Data published last week showed that the American inflation surged to a four-decade high of 7.9% while core CPI jumped to 6.4%. Later on Tuesday, the US will publish the latest producer price index (PPI) data. Like the CPI, analysts expect that the PPI rose close to 10% in February.
Many companies have expressed their concerns about the rising cost. For example, in a statement, Elon Musk lamented that Tesla and SpaceX were seeing significant costs. As such, he hinted that Tesla will soon increase prices. All these factors will push the Fed to embrace a hawkish tone.

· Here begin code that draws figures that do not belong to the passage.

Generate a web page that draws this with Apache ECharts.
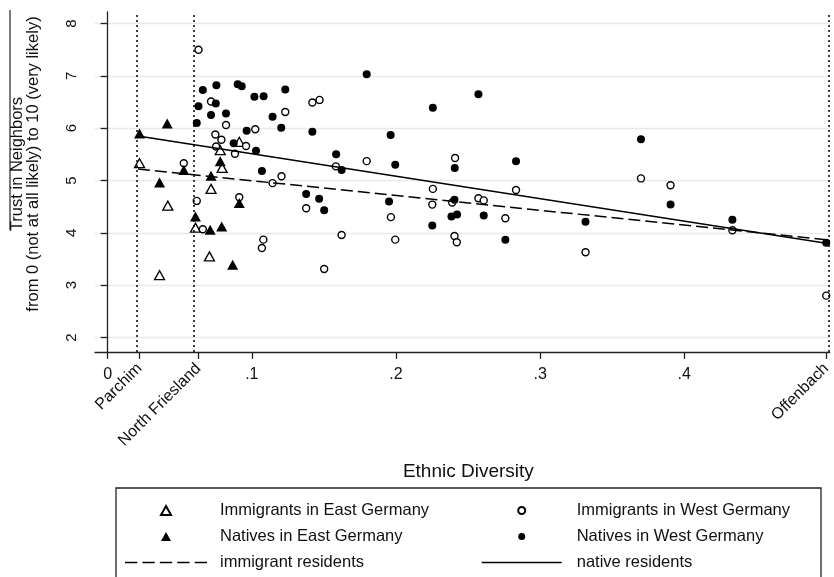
<!DOCTYPE html>
<html><head><meta charset="utf-8">
<script src="https://cdn.jsdelivr.net/npm/echarts@6/dist/echarts.min.js"></script>
<style>html,body{margin:0;padding:0;background:#fff}#c{width:834px;height:577px}</style>
</head><body><div id="c"></div>
<script>
// ---- data ----
const xTickValues = [0, 0.1, 0.2, 0.3, 0.4];
const xTickLabels = ['0', '.1', '.2', '.3', '.4'];
const placeNames = ['Parchim', 'North Friesland', 'Offenbach'];
const placeDiversity = [0.0221, 0.063, 0.4985];
const yTickValues = [2, 3, 4, 5, 6, 7, 8];

const immEast = [[0.0221,5.33],[0.0417,4.52],[0.036,3.19],[0.0717,4.84],[0.0913,5.74],[0.0781,5.58],[0.0794,5.24],[0.0609,4.10],[0.0706,3.55]];
const natEast = [[0.0221,5.90],[0.0413,6.09],[0.036,4.96],[0.0528,5.20],[0.0717,5.09],[0.0781,5.37],[0.0913,4.57],[0.0609,4.31],[0.0711,4.06],[0.0791,4.12],[0.0867,3.39]];
const immWest = [[0.063,7.50],[0.0717,6.51],[0.142,6.49],[0.147,6.54],[0.1232,6.31],[0.0821,6.06],[0.1024,5.98],[0.0747,5.88],[0.0789,5.78],[0.0752,5.65],[0.096,5.66],[0.0883,5.51],[0.0528,5.33],[0.1206,5.08],[0.1144,4.95],[0.0618,4.61],[0.0913,4.68],[0.1377,4.47],[0.1583,5.27],[0.1623,3.96],[0.066,4.07],[0.108,3.87],[0.107,3.71],[0.1502,3.31],[0.1797,5.37],[0.241,5.43],[0.2256,4.84],[0.2833,4.82],[0.1965,4.30],[0.1995,3.87],[0.2252,4.54],[0.239,4.58],[0.2572,4.66],[0.2609,4.62],[0.2759,4.28],[0.2406,3.94],[0.2422,3.82],[0.3315,3.63],[0.37,5.04],[0.3905,4.91],[0.4334,4.05],[0.4985,2.80]];
const natWest = [[0.063,6.42],[0.0618,6.10],[0.066,6.73],[0.0754,6.82],[0.075,6.47],[0.0717,6.25],[0.0821,6.28],[0.0902,6.84],[0.093,6.80],[0.1018,6.60],[0.1082,6.61],[0.1232,6.74],[0.1144,6.22],[0.1204,6.01],[0.0964,5.95],[0.142,5.93],[0.0874,5.71],[0.1029,5.57],[0.1585,5.50],[0.1623,5.20],[0.107,5.18],[0.1377,4.74],[0.1467,4.65],[0.1502,4.43],[0.1797,7.03],[0.2256,6.39],[0.2572,6.65],[0.1963,5.87],[0.37,5.79],[0.1995,5.30],[0.2408,5.24],[0.2833,5.37],[0.1952,4.60],[0.2406,4.63],[0.2385,4.31],[0.2424,4.35],[0.2609,4.33],[0.2252,4.14],[0.2759,3.87],[0.3315,4.21],[0.3905,4.54],[0.4334,4.25],[0.4985,3.81]];
const immigrantFit = [[0.021,5.22],[0.4985,3.87]];
const nativeFit = [[0.021,5.85],[0.4985,3.80]];

const FONT = 'Liberation Sans, Arial, sans-serif';
const chart = echarts.init(document.getElementById('c'), null, {renderer: 'canvas'});
function lookup(vals, labels, v) {
  const i = vals.findIndex(t => Math.abs(t - v) < 1e-6);
  return i >= 0 ? labels[i] : '';
}
const TRI = 'path://M5,0L10,9L0,9Z';
const SOLID = 'path://M0,0H82V1.5H0Z';
const DASH = 'path://M0,0h12v1.5h-12zM17,0h12v1.5h-12zM34,0h12v1.5h-12zM51,0h12v1.5h-12zM68,0h12v1.5h-12z';
const xMin = -0.0088, xMax = 0.5009;
const legendText = {fontSize: 16.5, color: '#111', lineHeight: 16, fontFamily: FONT};
chart.setOption({
  animation: false,
  backgroundColor: '#fff',
  textStyle: {fontFamily: FONT},
  grid: {left: 95, top: 12, width: 737, height: 340, containLabel: false},
  xAxis: [{
    type: 'value', min: xMin, max: xMax, position: 'bottom',
    axisLine: {show: true, lineStyle: {color: '#222', width: 1.3}},
    axisTick: {show: true, length: 7, customValues: xTickValues, lineStyle: {color: '#222', width: 1.3}},
    axisLabel: {customValues: xTickValues, formatter: v => lookup(xTickValues, xTickLabels, v), fontSize: 16, color: '#111', margin: 15, fontFamily: FONT},
    splitLine: {show: false},
    name: 'Ethnic Diversity', nameLocation: 'middle', nameGap: 110,
    nameTextStyle: {fontSize: 19, color: '#111', fontFamily: FONT, padding: [0, 0, 0, 12]}
  }, {
    type: 'value', min: xMin, max: xMax, position: 'bottom',
    axisLine: {show: false},
    axisTick: {show: true, length: 7, customValues: placeDiversity, lineStyle: {color: '#222', width: 1.3}},
    axisLabel: {customValues: placeDiversity, rotate: 45, formatter: v => lookup(placeDiversity, placeNames, v), fontSize: 16, color: '#111', margin: 14, fontFamily: FONT},
    splitLine: {show: false}
  }],
  yAxis: {
    type: 'value', min: 1.723, max: 8.22,
    axisLine: {show: true, lineStyle: {color: '#222', width: 1.3}},
    axisTick: {show: true, length: 7, customValues: yTickValues, lineStyle: {color: '#222', width: 1.3}},
    axisLabel: {customValues: yTickValues, rotate: 90, fontSize: 15, color: '#111', margin: 16, fontFamily: FONT},
    splitLine: {show: true, lineStyle: {color: '#e9e9e9', width: 1.3}},
    name: 'Trust in Neighbors\nfrom 0 (not at all likely) to 10 (very likely)',
    nameLocation: 'middle', nameRotate: 90, nameGap: 54,
    nameTextStyle: {fontSize: 16.5, color: '#111', lineHeight: 16, fontFamily: FONT, padding: [0, 0, 0, 36]}
  },
  legend: [{
    left: 125, top: 502, orient: 'vertical', padding: 0,
    itemWidth: 82, itemHeight: 9, itemGap: 9, symbolKeepAspect: true,
    data: [
      {name: 'Immigrants in East Germany', icon: TRI},
      {name: 'Natives in East Germany', icon: TRI},
      {name: 'immigrant residents', icon: DASH, itemStyle: {color: '#000', borderWidth: 0}}
    ],
    textStyle: Object.assign({}, legendText, {padding: [0, 0, 0, 8]})
  }, {
    left: 481.7, top: 502, orient: 'vertical', padding: 0,
    itemWidth: 80, itemHeight: 7, itemGap: 9, symbolKeepAspect: true,
    data: [
      {name: 'Immigrants in West Germany', icon: 'circle'},
      {name: 'Natives in West Germany', icon: 'circle'},
      {name: 'native residents', icon: SOLID, itemStyle: {color: '#000', borderWidth: 0}}
    ],
    textStyle: Object.assign({}, legendText, {padding: [0, 0, 0, 10]})
  }],
  graphic: [
    {type: 'rect', shape: {x: 116, y: 488, width: 705, height: 110}, style: {fill: 'none', stroke: '#222', lineWidth: 1.3}, silent: true},
    {type: 'line', shape: {x1: 10, y1: 10, x2: 10, y2: 230}, style: {stroke: '#222', lineWidth: 1.2}, silent: true}
  ],
  series: [
    {name: 'Immigrants in East Germany', type: 'scatter', data: immEast, symbol: 'triangle', symbolSize: [10, 9],
      itemStyle: {color: '#fff', borderColor: '#000', borderWidth: 1.3, opacity: 1}, z: 3},
    {name: 'Natives in East Germany', type: 'scatter', data: natEast, symbol: 'triangle', symbolSize: [11, 10],
      itemStyle: {color: '#000', opacity: 1}, z: 4},
    {name: 'Immigrants in West Germany', type: 'scatter', data: immWest, symbol: 'circle', symbolSize: 7,
      itemStyle: {color: '#fff', borderColor: '#000', borderWidth: 1.4, opacity: 1}, z: 3},
    {name: 'Natives in West Germany', type: 'scatter', data: natWest, symbol: 'circle', symbolSize: 8,
      itemStyle: {color: '#000', opacity: 1}, z: 4,
      markLine: {silent: true, symbol: ['none', 'none'], label: {show: false},
        lineStyle: {type: [2, 3], color: '#000', width: 1.5},
        data: placeDiversity.map(v => ({xAxis: v}))}},
    {name: 'immigrant residents', type: 'line', data: immigrantFit, symbol: 'none', z: 5,
      lineStyle: {color: '#000', width: 1.5, type: [12, 5]}, itemStyle: {color: '#000'}},
    {name: 'native residents', type: 'line', data: nativeFit, symbol: 'none', z: 5,
      lineStyle: {color: '#000', width: 1.5}, itemStyle: {color: '#000'}}
  ]
});
</script></body></html>
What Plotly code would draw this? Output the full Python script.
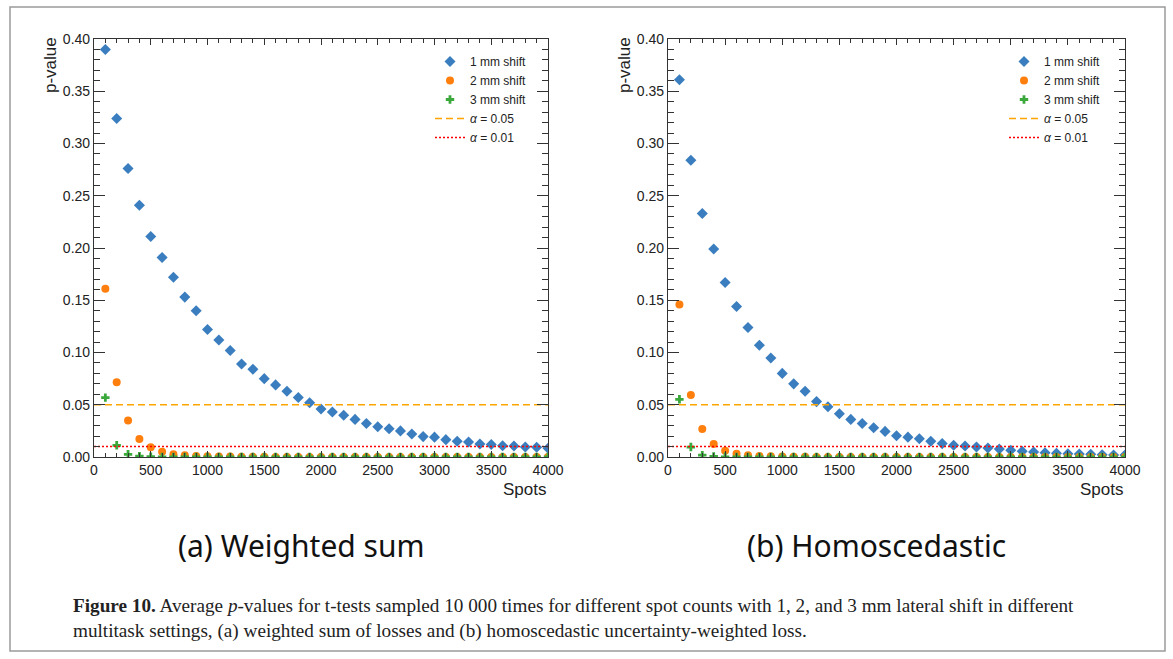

The EUR/USD pair will also react mildly to the latest European industrial production data. Analysts expect the data to show that production declined by 0.5% in January.
EUR/USD Forecast
The four-hour chart shows that the EUR/USD pair crashed below the key support level at 1.1120 last week after the ECB decision. It then did a break and retest pattern, which is a sign of a continuation. The pair remains strongly below the 25-day and 50-day moving averages, signaling that bears are still in control.
Another thing is that the pair is slightly below the middle line of the Andrews Pitchfork tool and is slightly above the 23.6% retracement level. Therefore, there is a likelihood that the pair will continue dropping this week.